Capital flows to developing countries increased sharply in 1992, but the share going to the poorest countries continued to shrink, according to a new study by the Organization for Economic Cooperation and Development.

The OECD said net resource flows to developing countries jumped by 23 percent to $175.3 billion in 1992. Much of the increase came from sharp gains in foreign direct investment and international bank lending, the OECD said.Of these capital flows, more than 55 percent went to upper and lower middle-income developing countries, such as Argentina and Peru, the OECD said. About 33 percent of the capital went to low-income countries such as the Philippines, while the 47 countries in the "least developed" category captured only 8.3 percent of the total capital, down from 11.1 percent in 1991 and 13.9 percent in 1990.

"The external resource situation of many of the lower-income countries is critical," the OECD report said. "Apart from China, Indonesia and India, they have benefited little from the recent expansion of private-sector inflows.
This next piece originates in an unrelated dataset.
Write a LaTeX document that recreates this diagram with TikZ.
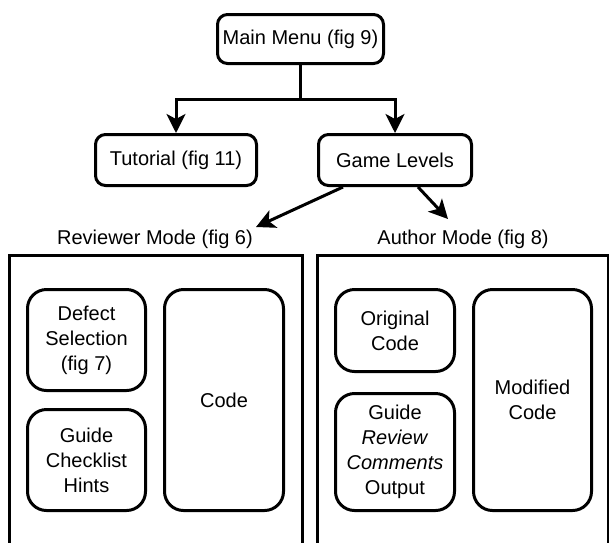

They are increasingly, if not already totally, dependent on aid and their debt burdens continue to be a major hindrance to development," the report said.

The problems of these largely African countries, the OECD said, is that slow progress in economic reform and a poor track record for governmental stability continues to frighten off foreign investors - the largest source of new development capital.

The OECD said in order for these poorer countries to attract foreign investment capital they need to develop viable financial markets, stable regulatory policies and reduce the involvement of government in their economies.

More radical solutions for debt relief must also be found, the OECD report said.

"For a large number of countries, and not just the poorest ones, debt obligations are still beyond their ability to repay, even after Paris Club restructuring," the report said.

Africa as a whole now meets only half of its debt-service obligations "and only those countries which meet their obligations struggle to do so," the report said.